Figures obtained by Accountancy Age show that, in the first three quarters of 2004, Deloitte, Ernst & Young, KPMG and PricewaterhouseCoopers between them resigned 157 audits in the US, representing a three-fold increase from the same period three years ago – just before Enron.
The dramatic increase in the figures, supplied by US research house auditanalytics.com, has been attributed to the huge burden that the Sarbanes-Oxley Act has placed on auditors. The increased workload has seen auditors reallocate their limited resources. As a result many clients are no longer seen as attractive.
A spokesman for Ernst & Young, which saw its resignation figures jump from 14 in the first three quarters of 2001 to 68 this year, admitted it had resigned audits due to risk factors and limited resources. He added that the firm was ‘aggressively seeking to increase resources to meet the increasing needs of our clients by actively recruiting more people’.

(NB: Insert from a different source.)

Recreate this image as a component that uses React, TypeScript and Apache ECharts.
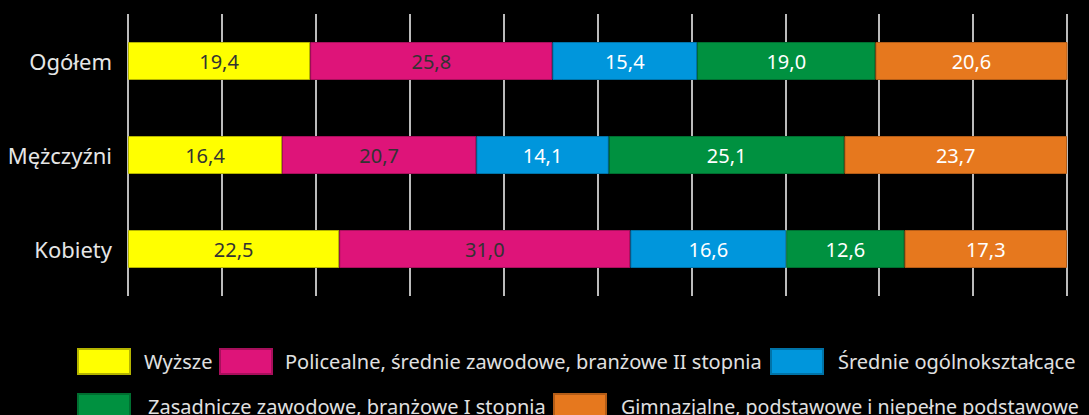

Peter Wyman, PwC’s head of professional affairs, said that, as well as those businesses affected by Sarbanes-Oxley, the extra work required from the introduction of IFRS and the operational and financial review meant a similar situation could arise in the UK.
‘It all ties back into risk,’ he said. ‘You’re not going to sign off an audit unless you’re confident the work has been done and is correct. You’re not going to do half an audit because you have half the people.’